**PROBLEM:** Only the lines from the start of the data below through the line that contains "(9,10) rectangle (76,28);" are to be copied, exactly and without pictures.

**GIVEN DATA:**

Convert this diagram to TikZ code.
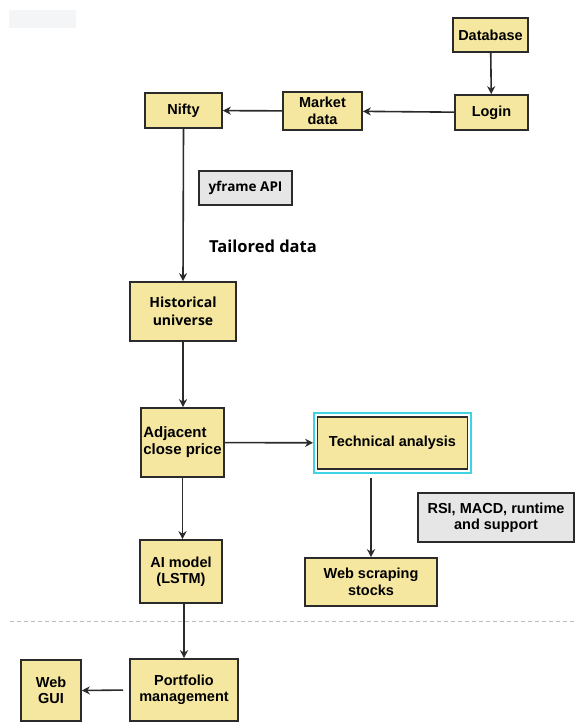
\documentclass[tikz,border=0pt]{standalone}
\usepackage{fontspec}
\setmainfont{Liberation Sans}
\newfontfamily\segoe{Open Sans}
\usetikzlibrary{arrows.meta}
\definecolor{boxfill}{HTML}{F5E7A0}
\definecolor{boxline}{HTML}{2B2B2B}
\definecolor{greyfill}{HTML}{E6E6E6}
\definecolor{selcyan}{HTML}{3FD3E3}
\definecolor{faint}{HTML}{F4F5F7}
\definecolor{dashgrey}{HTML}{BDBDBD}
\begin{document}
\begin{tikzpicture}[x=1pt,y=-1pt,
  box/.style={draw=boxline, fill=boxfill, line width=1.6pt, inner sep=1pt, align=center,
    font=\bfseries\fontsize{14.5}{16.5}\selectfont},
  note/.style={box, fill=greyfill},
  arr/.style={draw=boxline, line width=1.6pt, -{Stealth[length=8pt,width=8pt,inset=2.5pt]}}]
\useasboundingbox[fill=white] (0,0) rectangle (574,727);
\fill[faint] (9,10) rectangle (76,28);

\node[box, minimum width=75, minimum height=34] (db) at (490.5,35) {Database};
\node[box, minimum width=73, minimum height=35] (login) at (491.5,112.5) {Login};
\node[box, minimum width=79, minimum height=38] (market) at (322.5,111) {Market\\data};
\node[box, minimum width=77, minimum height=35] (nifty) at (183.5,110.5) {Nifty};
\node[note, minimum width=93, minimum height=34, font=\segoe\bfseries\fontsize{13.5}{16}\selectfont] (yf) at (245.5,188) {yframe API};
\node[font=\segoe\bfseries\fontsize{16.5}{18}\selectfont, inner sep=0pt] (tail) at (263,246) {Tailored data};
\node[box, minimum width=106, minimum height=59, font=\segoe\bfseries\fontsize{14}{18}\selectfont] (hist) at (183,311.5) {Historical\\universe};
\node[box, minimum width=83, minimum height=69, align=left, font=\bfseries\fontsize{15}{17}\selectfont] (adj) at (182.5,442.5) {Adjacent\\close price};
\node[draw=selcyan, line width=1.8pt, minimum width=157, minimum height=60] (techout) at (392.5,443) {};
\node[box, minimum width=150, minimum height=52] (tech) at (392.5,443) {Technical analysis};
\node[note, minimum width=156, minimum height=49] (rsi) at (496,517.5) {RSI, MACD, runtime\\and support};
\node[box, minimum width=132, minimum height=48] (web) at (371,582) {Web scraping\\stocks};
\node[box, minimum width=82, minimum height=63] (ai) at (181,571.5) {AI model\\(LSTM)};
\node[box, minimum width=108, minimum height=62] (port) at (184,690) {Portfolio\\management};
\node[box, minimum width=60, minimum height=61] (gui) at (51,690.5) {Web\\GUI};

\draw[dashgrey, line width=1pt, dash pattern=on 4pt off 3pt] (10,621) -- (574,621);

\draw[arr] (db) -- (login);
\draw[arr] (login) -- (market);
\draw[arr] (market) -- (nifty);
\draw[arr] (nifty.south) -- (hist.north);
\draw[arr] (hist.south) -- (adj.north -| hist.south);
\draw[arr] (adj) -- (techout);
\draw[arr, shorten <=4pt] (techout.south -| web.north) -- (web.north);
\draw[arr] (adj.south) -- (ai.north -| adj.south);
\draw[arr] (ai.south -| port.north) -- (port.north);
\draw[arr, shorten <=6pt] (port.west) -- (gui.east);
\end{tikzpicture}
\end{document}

**ANSWER TO THE PROBLEM:**
Convert this diagram to TikZ code.
\documentclass[tikz,border=0pt]{standalone}
\usepackage{fontspec}
\setmainfont{Liberation Sans}
\newfontfamily\segoe{Open Sans}
\usetikzlibrary{arrows.meta}
\definecolor{boxfill}{HTML}{F5E7A0}
\definecolor{boxline}{HTML}{2B2B2B}
\definecolor{greyfill}{HTML}{E6E6E6}
\definecolor{selcyan}{HTML}{3FD3E3}
\definecolor{faint}{HTML}{F4F5F7}
\definecolor{dashgrey}{HTML}{BDBDBD}
\begin{document}
\begin{tikzpicture}[x=1pt,y=-1pt,
  box/.style={draw=boxline, fill=boxfill, line width=1.6pt, inner sep=1pt, align=center,
    font=\bfseries\fontsize{14.5}{16.5}\selectfont},
  note/.style={box, fill=greyfill},
  arr/.style={draw=boxline, line width=1.6pt, -{Stealth[length=8pt,width=8pt,inset=2.5pt]}}]
\useasboundingbox[fill=white] (0,0) rectangle (574,727);
\fill[faint] (9,10) rectangle (76,28);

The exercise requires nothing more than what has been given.